*** Given data ***

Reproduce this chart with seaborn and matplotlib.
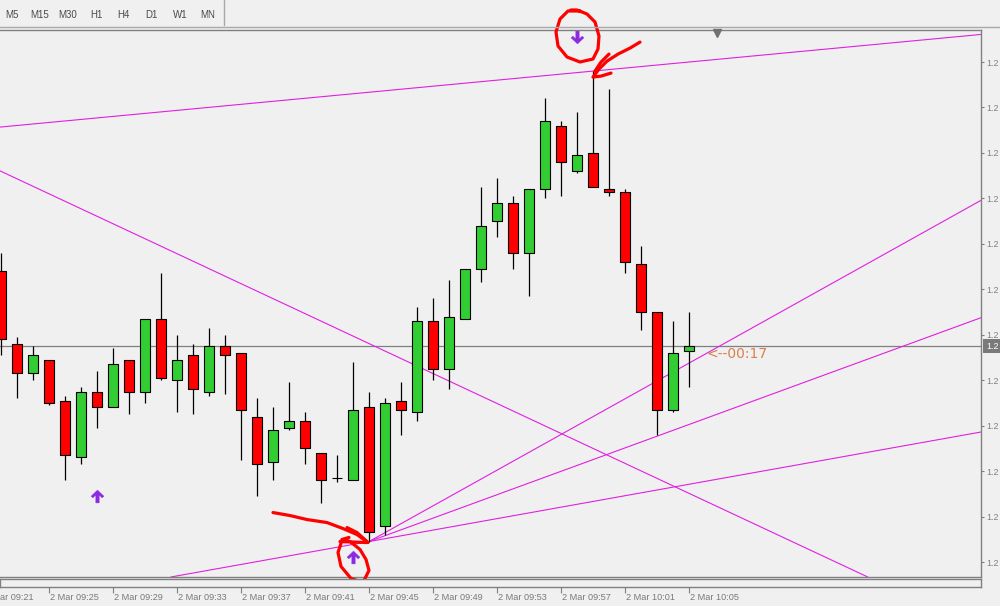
import numpy as np
import pandas as pd
import matplotlib
matplotlib.use("Agg")
import matplotlib.pyplot as plt
import matplotlib.transforms as mtransforms
from matplotlib.lines import Line2D
from matplotlib.path import Path
import seaborn as sns

# ---------------- M1 bars, 2 Mar, 09:22 .. 10:05 ----------------
first_bar = "2018-03-02 09:22"
opens = [1.23028, 1.22996, 1.22983, 1.22989, 1.22971, 1.22946, 1.22975, 1.22968, 1.22989, 1.22975,
         1.23007, 1.22980, 1.22991, 1.22975, 1.22995, 1.22992, 1.22964, 1.22944, 1.22959, 1.22962,
         1.22948, 1.22937, 1.22936, 1.22968, 1.22916, 1.22971, 1.22966, 1.23006, 1.22985, 1.23007,
         1.23029, 1.23050, 1.23058, 1.23036, 1.23064, 1.23092, 1.23072, 1.23080, 1.23064, 1.23063,
         1.23031, 1.23010, 1.22967, 1.22993]
highs = [1.23036, 1.22999, 1.22995, 1.22989, 1.22973, 1.22977, 1.22984, 1.22994, 1.22989, 1.23007,
         1.23027, 1.23000, 1.22996, 1.23003, 1.23000, 1.22992, 1.22972, 1.22968, 1.22979, 1.22966,
         1.22948, 1.22947, 1.22988, 1.22975, 1.22972, 1.22979, 1.23012, 1.23016, 1.23024, 1.23029,
         1.23065, 1.23069, 1.23061, 1.23064, 1.23104, 1.23094, 1.23098, 1.23116, 1.23108, 1.23064,
         1.23039, 1.23010, 1.23006, 1.23010]
lows = [1.22991, 1.22972, 1.22980, 1.22969, 1.22936, 1.22943, 1.22959, 1.22968, 1.22965, 1.22970,
        1.22980, 1.22966, 1.22965, 1.22973, 1.22974, 1.22945, 1.22929, 1.22936, 1.22958, 1.22943,
        1.22926, 1.22935, 1.22936, 1.22909, 1.22912, 1.22956, 1.22962, 1.22980, 1.22976, 1.23007,
        1.23023, 1.23043, 1.23029, 1.23017, 1.23060, 1.23061, 1.23071, 1.23065, 1.23061, 1.23027,
        1.23002, 1.22956, 1.22966, 1.22977]
closes = [1.22998, 1.22983, 1.22991, 1.22970, 1.22947, 1.22975, 1.22968, 1.22987, 1.22975, 1.23007,
          1.22981, 1.22989, 1.22976, 1.22995, 1.22991, 1.22967, 1.22943, 1.22958, 1.22962, 1.22950,
          1.22936, 1.22937, 1.22967, 1.22913, 1.22970, 1.22967, 1.23006, 1.22985, 1.23008, 1.23029,
          1.23048, 1.23058, 1.23036, 1.23064, 1.23094, 1.23076, 1.23079, 1.23065, 1.23063, 1.23032,
          1.23010, 1.22967, 1.22992, 1.22995]

# indicator arrows (bar index, price)
signal_up_idx = [6, 22]
signal_up_price = [1.22929, 1.22902]
signal_dn_idx = [36]
signal_dn_price = [1.23131]

# trend lines: two anchor points each (bar index, price)
trend_top = [(0, 1.230914), (37, 1.231160)]
trend_down = [(0, 1.230719), (40, 1.229401)]
trend_low = [(23, 1.229090), (43, 1.229342)]
# fan rays from the 09:45 low
fan_origin = (23, 1.229090)
fan_targets = [(43, 1.229875), (43, 1.229605)]

price_ticks = [1.22900, 1.22920, 1.22940, 1.22960, 1.22980, 1.23000,
               1.23020, 1.23040, 1.23060, 1.23080, 1.23100, 1.23120]
# the narrow price scale only has room for the leading digits
price_tick_text = "1.2"
time_labels = pd.date_range("2018-03-02 09:21", "2018-03-02 10:05", freq="4min")
timeframes = ["M5", "M15", "M30", "H1", "H4", "D1", "W1", "MN"]
timer_text = "<--00:17"

# ---------------- styling ----------------
sns.set_theme(style="white")
plt.rcParams["font.family"] = ["Liberation Sans", "DejaVu Sans"]

BG = "#f0f0f0"
FRAME = "#808080"
BULL = "#32cd32"
BEAR = "#ff0000"
LINE = "#e020e0"
SIGNAL = "#8a2be2"
MARK = "#ff0000"

W, H = 1000, 606
fig = plt.figure(figsize=(W / 100, H / 100), dpi=100, facecolor=BG)

top_px, bot_px, right_px = 29.5, 577.0, 981.0
ax = fig.add_axes([0, 1 - bot_px / H, right_px / W, (bot_px - top_px) / H])
ax.set_facecolor(BG)

idx = np.arange(len(opens))
o = np.array(opens); c = np.array(closes)
hi = np.array(highs); lo = np.array(lows)

ax.set_xlim(-1 / 16, 980 / 16)
ax.set_ylim(1.228934, 1.231343)

# wicks and bodies
ax.vlines(idx, lo, hi, color="black", lw=0.9, zorder=3)
body_col = np.where(c > o, BULL, np.where(c < o, BEAR, "black"))
ax.bar(idx, np.abs(c - o), bottom=np.minimum(o, c), width=0.6,
       color=body_col, edgecolor="black", linewidth=0.8, zorder=4)

# trend lines
for (p1, p2) in (trend_top, trend_down, trend_low):
    ax.axline(p1, p2, color=LINE, lw=0.8, zorder=2)
x_end = ax.get_xlim()[1]
for tx, ty in fan_targets:
    slope = (ty - fan_origin[1]) / (tx - fan_origin[0])
    ax.plot([fan_origin[0], x_end],
            [fan_origin[1], fan_origin[1] + slope * (x_end - fan_origin[0])],
            color=LINE, lw=0.8, zorder=2)

# bid line
bid = closes[-1]
ax.axhline(bid, color=FRAME, lw=0.9, zorder=1)

# arrow markers for indicator signals
up_arrow = Path([(0, 0.5), (0.5, 0.02), (0.36, -0.1), (0.13, 0.12), (0.13, -0.5),
                 (-0.13, -0.5), (-0.13, 0.12), (-0.36, -0.1), (-0.5, 0.02), (0, 0.5)],
                [Path.MOVETO] + [Path.LINETO] * 8 + [Path.CLOSEPOLY])
dn_arrow = Path(up_arrow.vertices * np.array([1, -1]), up_arrow.codes)
sns.scatterplot(x=signal_up_idx, y=signal_up_price, marker=up_arrow, s=85,
                color=SIGNAL, edgecolor=SIGNAL, linewidth=0.3, ax=ax, zorder=6, clip_on=False)
sns.scatterplot(x=signal_dn_idx, y=signal_dn_price, marker=dn_arrow, s=85,
                color=SIGNAL, edgecolor=SIGNAL, linewidth=0.3, ax=ax, zorder=6, clip_on=False)

# price scale on the right
ax.yaxis.tick_right()
ax.set_yticks(price_ticks)
ax.set_yticklabels([price_tick_text] * len(price_ticks))
ax.tick_params(axis="y", direction="out", length=2, width=0.8, color=FRAME,
               pad=1.5, labelsize=6.4, labelcolor="#808080", right=True, left=False)
ax.set_xticks([])
for side in ("top", "bottom", "right"):
    ax.spines[side].set_color(FRAME)
    ax.spines[side].set_linewidth(1.0)
ax.spines["left"].set_visible(False)

# bid price tag and bar timer
ax.annotate(price_tick_text, xy=(1, bid), xycoords=("axes fraction", "data"),
            xytext=(5, 0), textcoords="offset pixels", ha="left", va="center",
            fontsize=6.4, color="white", annotation_clip=False,
            bbox=dict(boxstyle="square,pad=0.3", fc="#7a7a7a", ec="none"))
ax.annotate(timer_text, xy=(idx[-1], bid), xytext=(17, -8), textcoords="offset pixels",
            ha="left", va="center", fontsize=10, color="#d8804f",
            family="DejaVu Sans", zorder=7)


# freehand marks, given as pixel offsets from the point they refer to
def stroke(anchor, pts, **kw):
    tr = mtransforms.Affine2D().scale(1, -1) + \
        mtransforms.ScaledTranslation(anchor[0], anchor[1], ax.transData)
    xs, ys = zip(*pts)
    ax.plot(xs, ys, transform=tr, color=MARK, lw=2.3, solid_capstyle="round",
            solid_joinstyle="round", clip_on=False, zorder=8)


top_sig = (signal_dn_idx[0], signal_dn_price[0])
stroke(top_sig, [(3, -26), (-9, -26), (-17, -18), (-21, -5), (-19, 9), (-10, 20), (3, 25),
                 (16, 22), (21, 12), (22, -1), (18, -15), (10, -23), (0, -27), (-6, -27)])
peak = (37, highs[37])
stroke(peak, [(47, -29), (37, -23), (25, -17), (14, -10), (6, -2), (0, 6), (8, 5), (18, 2)])
stroke(peak, [(16, -17), (8, -9), (2, 0)])
trough = (23, lows[23])
stroke(trough, [(-96, -29), (-79, -26), (-62, -22), (-42, -19), (-26, -13), (-12, -7), (-1, 1)])
stroke(trough, [(-22, -14), (-12, -9), (-2, 0)])
stroke(trough, [(-29, 0), (-2, 1)])
low_sig = (signal_up_idx[1], signal_up_price[1])
stroke(low_sig, [(-11, -17), (-15, -5), (-12, 9), (-2, 21), (10, 25), (16, 13), (13, 2),
                 (7, -8), (-3, -16), (-11, -18), (-4, -20)])

# thin strip below the chart carrying the time scale
sub = fig.add_axes([0, 1 - 587 / H, right_px / W, 8 / H])
sub.set_facecolor(BG)
sub.set_xlim(ax.get_xlim())
sub.set_yticks([])
for s in sub.spines.values():
    s.set_color(FRAME)
    s.set_linewidth(1.0)
t0 = pd.Timestamp(first_bar)
label_pos = [(t - t0) / pd.Timedelta(minutes=1) for t in time_labels]
lo_x, hi_x = sub.get_xlim()
sub.set_xticks([p for p in label_pos if lo_x <= p <= hi_x])
sub.tick_params(axis="x", direction="out", length=4, width=0.8, color=FRAME,
                labelbottom=False, bottom=True)
lab_tr = mtransforms.blended_transform_factory(sub.transData, fig.transFigure)
for p, t in zip(label_pos, time_labels):
    text = f"{t.day} {t:%b %H:%M}"
    x = p + 0.08
    if x < lo_x:
        # label scrolled past the left edge: only its tail is visible
        text, x = text[3:], lo_x
    sub.text(x, 1 - 597 / H, text, transform=lab_tr,
             ha="left", va="center", fontsize=6.6, color="#7a7a7a", clip_on=False)

# toolbar with timeframe buttons
tb_x = [12, 40, 68, 96, 123, 151, 180, 208]
for x, lab in zip(tb_x, timeframes):
    fig.text(x / W, 1 - 15 / H, lab, ha="center", va="center", fontsize=7, color="#4a4a4a")
fig.add_artist(Line2D([0, 1], [1 - 26.5 / H] * 2, transform=fig.transFigure,
                      color="#a8a8a8", lw=1.0))
fig.add_artist(Line2D([223.5 / W] * 2, [1, 1 - 25 / H], transform=fig.transFigure,
                      color="#a8a8a8", lw=1.0))
# chart shift marker
fig.add_artist(Line2D([717 / W], [1 - 33 / H], transform=fig.transFigure, marker="v",
                      markersize=5.5, color="#707070", linestyle="none"))

fig.savefig("out.png", dpi=100, facecolor=BG)
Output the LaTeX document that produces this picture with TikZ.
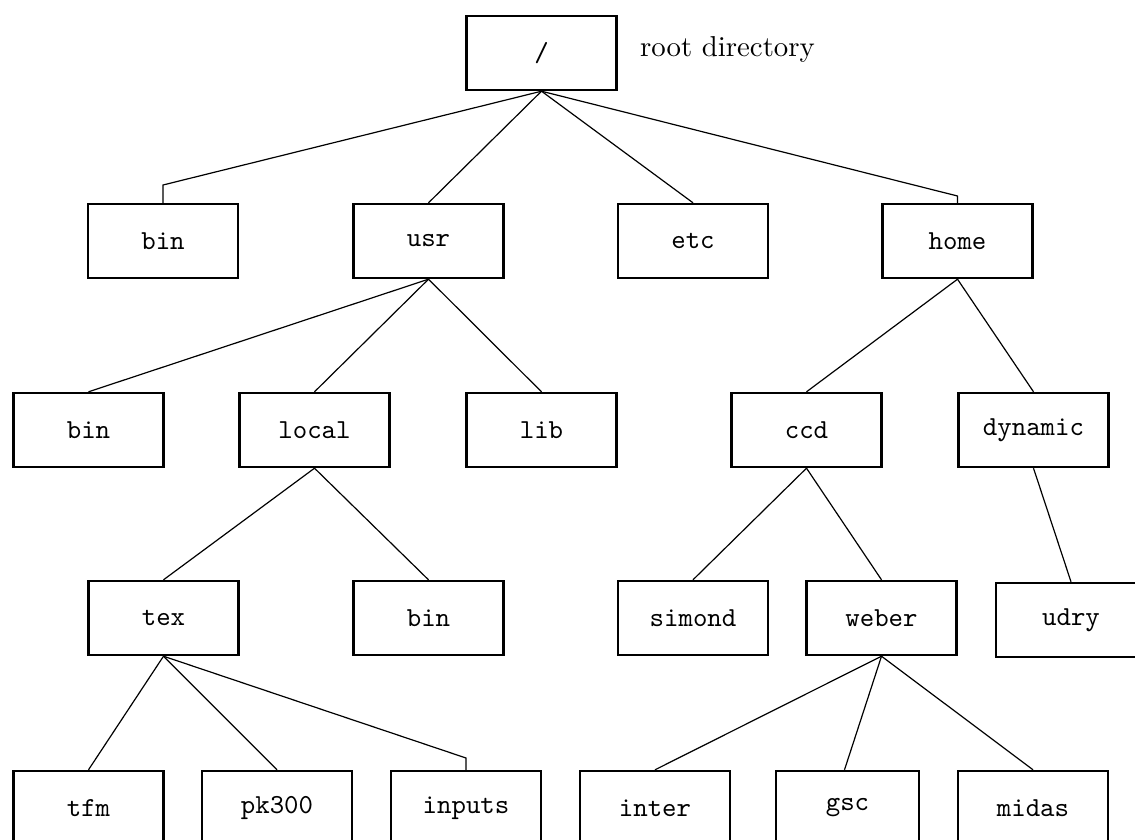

***

# What you are asked to do
Leave out the pictures and repeat exactly the lines from the start of the material through the line that contains "import seaborn as sns", both included.

# Task output
Reproduce this chart with seaborn and matplotlib.
import numpy as np
import pandas as pd
import matplotlib
matplotlib.use("Agg")
import matplotlib.pyplot as plt
import matplotlib.transforms as mtransforms
from matplotlib.lines import Line2D
from matplotlib.path import Path
import seaborn as sns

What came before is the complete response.